Exercise goal — Any pictures in the records below must be left out when you repeat the lines from the line containing "What Apache ECharts" through the line containing "const idx = categories.map((c, i) => i);" exactly.

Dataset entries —
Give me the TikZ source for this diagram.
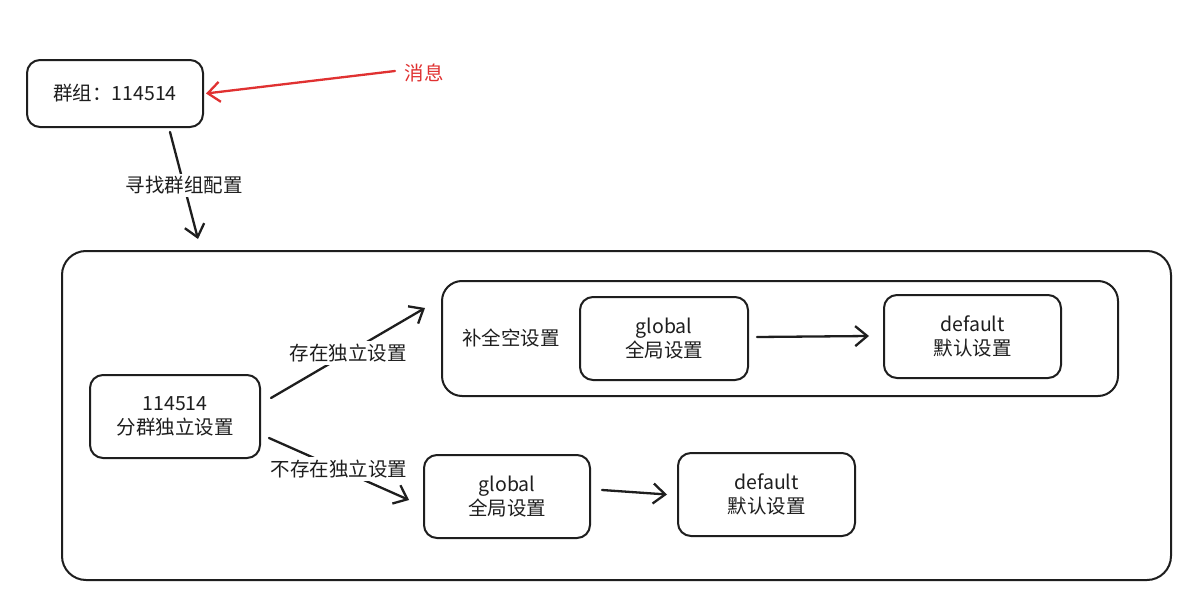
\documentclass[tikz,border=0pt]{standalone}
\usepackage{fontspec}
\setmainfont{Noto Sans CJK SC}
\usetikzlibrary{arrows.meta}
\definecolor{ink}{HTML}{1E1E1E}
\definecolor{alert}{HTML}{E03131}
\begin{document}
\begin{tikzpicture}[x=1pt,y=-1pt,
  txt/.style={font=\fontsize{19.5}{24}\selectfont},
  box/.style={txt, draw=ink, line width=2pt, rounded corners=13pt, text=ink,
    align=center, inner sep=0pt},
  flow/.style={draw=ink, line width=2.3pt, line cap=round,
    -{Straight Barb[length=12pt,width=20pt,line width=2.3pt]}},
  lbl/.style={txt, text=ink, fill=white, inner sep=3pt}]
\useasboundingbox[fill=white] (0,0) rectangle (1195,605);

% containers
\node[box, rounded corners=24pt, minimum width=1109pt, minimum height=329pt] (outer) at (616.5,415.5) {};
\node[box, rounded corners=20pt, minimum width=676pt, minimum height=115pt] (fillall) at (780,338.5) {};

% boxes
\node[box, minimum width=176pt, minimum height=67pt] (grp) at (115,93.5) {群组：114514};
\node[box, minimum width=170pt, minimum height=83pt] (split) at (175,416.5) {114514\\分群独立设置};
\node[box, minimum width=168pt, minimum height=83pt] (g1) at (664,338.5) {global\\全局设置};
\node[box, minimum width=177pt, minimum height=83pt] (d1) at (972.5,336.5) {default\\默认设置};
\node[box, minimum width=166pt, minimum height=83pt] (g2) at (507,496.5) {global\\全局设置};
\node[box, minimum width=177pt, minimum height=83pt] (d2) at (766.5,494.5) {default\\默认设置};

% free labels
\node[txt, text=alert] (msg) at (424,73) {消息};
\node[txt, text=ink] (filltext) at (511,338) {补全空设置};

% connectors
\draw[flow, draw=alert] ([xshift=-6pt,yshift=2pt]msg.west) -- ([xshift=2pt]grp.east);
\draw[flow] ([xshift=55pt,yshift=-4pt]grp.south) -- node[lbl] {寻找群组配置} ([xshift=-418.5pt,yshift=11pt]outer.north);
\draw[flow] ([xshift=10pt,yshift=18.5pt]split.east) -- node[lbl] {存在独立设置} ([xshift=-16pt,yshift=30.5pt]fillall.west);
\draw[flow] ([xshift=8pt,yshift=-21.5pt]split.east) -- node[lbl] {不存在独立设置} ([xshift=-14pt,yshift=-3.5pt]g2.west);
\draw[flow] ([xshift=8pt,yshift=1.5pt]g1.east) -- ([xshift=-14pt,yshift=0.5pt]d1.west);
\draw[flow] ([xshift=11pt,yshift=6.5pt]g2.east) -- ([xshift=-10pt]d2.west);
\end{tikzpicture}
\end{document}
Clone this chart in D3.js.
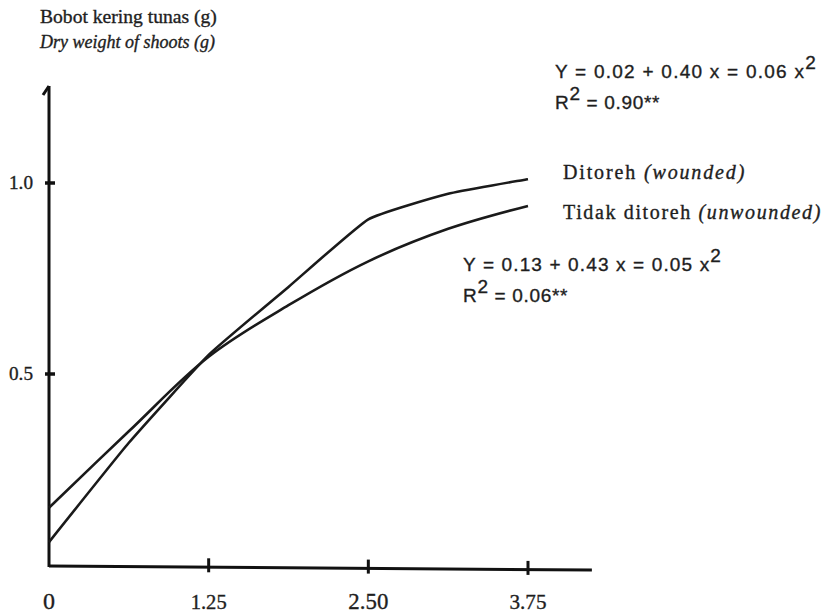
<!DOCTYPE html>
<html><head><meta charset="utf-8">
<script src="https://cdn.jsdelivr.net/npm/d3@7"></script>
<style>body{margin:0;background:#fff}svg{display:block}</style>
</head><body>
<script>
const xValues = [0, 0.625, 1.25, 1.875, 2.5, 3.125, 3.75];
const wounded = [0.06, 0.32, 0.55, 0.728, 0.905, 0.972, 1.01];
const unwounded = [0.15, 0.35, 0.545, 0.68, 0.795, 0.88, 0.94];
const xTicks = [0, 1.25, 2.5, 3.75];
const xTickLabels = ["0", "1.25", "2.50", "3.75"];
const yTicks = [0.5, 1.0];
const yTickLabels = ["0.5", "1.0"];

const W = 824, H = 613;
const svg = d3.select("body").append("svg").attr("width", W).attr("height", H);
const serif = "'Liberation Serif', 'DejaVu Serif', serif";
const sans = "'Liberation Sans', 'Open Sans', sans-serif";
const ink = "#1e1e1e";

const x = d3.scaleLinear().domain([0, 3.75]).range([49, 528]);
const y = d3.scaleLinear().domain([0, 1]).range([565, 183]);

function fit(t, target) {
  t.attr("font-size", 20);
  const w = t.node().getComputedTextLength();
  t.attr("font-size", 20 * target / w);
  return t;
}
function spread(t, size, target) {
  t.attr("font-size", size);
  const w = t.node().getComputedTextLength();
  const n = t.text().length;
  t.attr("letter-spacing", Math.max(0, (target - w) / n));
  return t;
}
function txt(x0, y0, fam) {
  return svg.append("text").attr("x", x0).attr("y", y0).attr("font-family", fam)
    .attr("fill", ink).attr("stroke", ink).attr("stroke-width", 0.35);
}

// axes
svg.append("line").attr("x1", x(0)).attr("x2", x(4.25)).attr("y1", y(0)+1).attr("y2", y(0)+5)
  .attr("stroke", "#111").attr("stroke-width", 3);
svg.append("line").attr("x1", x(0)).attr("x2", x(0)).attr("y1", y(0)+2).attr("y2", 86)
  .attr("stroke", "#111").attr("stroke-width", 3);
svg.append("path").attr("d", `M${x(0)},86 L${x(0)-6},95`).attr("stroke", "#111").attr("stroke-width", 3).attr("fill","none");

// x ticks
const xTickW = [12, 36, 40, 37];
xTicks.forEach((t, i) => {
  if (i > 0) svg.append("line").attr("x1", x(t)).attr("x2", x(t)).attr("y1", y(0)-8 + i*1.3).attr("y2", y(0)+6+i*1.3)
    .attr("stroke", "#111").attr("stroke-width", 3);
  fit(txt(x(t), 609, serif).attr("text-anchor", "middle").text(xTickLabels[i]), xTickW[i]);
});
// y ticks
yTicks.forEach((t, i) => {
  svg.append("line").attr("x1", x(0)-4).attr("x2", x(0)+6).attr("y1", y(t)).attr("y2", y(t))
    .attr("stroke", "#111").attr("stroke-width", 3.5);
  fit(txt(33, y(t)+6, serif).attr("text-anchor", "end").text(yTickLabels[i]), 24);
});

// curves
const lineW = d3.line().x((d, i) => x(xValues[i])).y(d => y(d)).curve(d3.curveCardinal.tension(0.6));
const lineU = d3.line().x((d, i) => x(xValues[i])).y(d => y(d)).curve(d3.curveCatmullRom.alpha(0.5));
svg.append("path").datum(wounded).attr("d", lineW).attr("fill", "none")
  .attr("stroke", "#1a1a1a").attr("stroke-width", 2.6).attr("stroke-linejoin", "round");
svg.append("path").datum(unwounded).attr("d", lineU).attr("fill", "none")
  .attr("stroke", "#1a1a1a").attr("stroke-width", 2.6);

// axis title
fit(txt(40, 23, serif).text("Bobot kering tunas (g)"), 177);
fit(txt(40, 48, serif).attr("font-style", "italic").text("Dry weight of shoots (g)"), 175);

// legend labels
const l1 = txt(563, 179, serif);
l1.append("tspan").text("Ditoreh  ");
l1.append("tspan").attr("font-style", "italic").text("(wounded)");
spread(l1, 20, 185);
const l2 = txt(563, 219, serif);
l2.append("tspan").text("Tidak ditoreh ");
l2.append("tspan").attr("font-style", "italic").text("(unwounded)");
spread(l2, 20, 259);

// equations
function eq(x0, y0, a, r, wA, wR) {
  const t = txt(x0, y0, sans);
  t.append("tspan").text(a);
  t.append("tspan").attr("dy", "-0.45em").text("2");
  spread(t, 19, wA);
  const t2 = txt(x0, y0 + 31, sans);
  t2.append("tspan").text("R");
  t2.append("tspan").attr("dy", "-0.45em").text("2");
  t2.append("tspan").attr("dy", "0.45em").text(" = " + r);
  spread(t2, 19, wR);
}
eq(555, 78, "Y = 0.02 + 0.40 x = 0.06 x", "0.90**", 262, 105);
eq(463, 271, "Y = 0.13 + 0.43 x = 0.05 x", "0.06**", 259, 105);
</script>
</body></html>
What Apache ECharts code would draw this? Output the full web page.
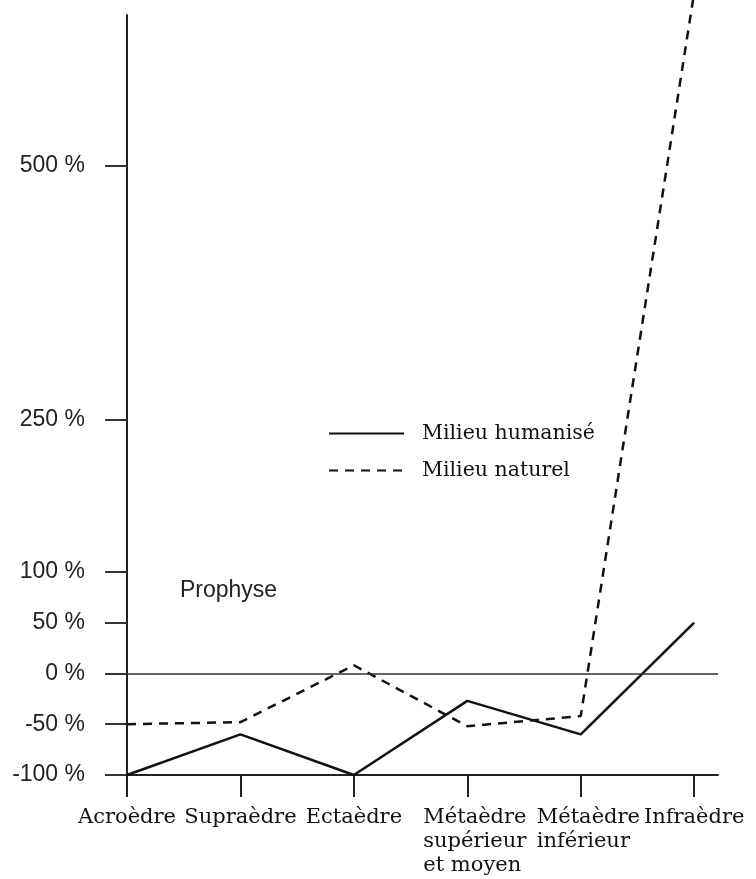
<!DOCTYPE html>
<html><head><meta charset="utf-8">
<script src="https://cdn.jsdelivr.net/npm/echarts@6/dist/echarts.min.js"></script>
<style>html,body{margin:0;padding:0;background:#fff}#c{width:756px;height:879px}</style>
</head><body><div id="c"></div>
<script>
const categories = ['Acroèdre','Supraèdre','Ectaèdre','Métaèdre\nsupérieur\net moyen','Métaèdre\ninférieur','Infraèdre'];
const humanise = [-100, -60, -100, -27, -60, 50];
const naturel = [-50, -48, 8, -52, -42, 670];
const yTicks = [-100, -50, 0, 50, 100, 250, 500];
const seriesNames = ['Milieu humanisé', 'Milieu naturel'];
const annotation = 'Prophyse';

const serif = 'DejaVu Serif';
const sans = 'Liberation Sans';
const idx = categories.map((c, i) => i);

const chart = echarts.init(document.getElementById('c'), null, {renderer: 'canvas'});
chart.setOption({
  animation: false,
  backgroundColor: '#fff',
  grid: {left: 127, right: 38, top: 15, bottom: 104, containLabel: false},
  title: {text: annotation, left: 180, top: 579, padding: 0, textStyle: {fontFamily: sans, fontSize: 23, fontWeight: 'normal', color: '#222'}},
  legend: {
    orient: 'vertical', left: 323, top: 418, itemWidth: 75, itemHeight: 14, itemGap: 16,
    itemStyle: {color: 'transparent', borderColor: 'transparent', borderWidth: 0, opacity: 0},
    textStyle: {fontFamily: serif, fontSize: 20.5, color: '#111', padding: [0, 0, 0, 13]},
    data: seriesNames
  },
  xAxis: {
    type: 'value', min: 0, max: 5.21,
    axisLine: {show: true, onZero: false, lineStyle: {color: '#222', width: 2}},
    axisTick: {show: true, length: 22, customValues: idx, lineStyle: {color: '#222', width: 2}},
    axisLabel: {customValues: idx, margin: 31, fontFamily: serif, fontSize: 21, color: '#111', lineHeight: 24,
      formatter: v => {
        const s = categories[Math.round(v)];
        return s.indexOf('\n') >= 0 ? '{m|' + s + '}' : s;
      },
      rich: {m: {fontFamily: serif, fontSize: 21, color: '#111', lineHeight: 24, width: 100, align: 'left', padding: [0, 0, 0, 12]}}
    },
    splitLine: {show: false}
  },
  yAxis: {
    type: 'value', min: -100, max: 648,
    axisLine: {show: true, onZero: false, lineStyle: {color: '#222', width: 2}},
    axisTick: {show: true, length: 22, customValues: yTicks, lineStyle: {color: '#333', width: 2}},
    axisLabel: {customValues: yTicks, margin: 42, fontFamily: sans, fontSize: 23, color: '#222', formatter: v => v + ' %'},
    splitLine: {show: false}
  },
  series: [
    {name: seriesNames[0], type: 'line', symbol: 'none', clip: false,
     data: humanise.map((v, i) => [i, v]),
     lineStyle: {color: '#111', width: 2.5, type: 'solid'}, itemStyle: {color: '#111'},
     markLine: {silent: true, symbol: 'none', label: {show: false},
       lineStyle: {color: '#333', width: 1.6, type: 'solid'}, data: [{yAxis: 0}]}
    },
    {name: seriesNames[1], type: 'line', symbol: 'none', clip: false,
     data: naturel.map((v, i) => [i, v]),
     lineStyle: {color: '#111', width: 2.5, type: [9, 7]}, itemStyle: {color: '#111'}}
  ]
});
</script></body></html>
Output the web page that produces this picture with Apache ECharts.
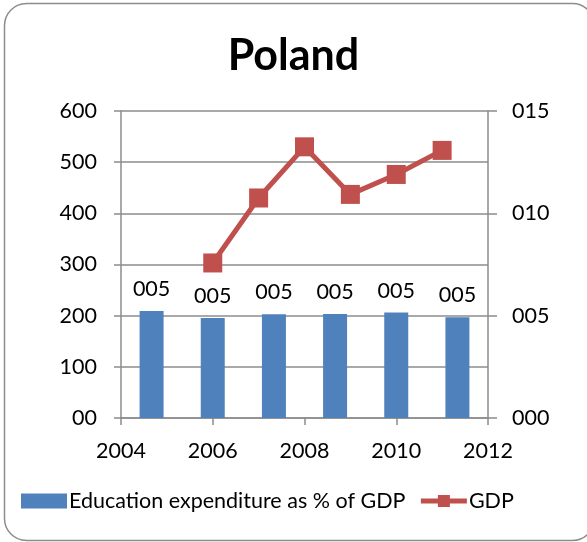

Written answer —
What Apache ECharts code would draw this? Output the full web page.
<!DOCTYPE html>
<html><head><meta charset="utf-8">
<script src="https://cdn.jsdelivr.net/npm/echarts@6/dist/echarts.min.js"></script>
<style>html,body{margin:0;padding:0;background:#fff}#c{width:756px;height:879px}</style>
</head><body><div id="c"></div>
<script>
const categories = ['Acroèdre','Supraèdre','Ectaèdre','Métaèdre\nsupérieur\net moyen','Métaèdre\ninférieur','Infraèdre'];
const humanise = [-100, -60, -100, -27, -60, 50];
const naturel = [-50, -48, 8, -52, -42, 670];
const yTicks = [-100, -50, 0, 50, 100, 250, 500];
const seriesNames = ['Milieu humanisé', 'Milieu naturel'];
const annotation = 'Prophyse';

const serif = 'DejaVu Serif';
const sans = 'Liberation Sans';
const idx = categories.map((c, i) => i);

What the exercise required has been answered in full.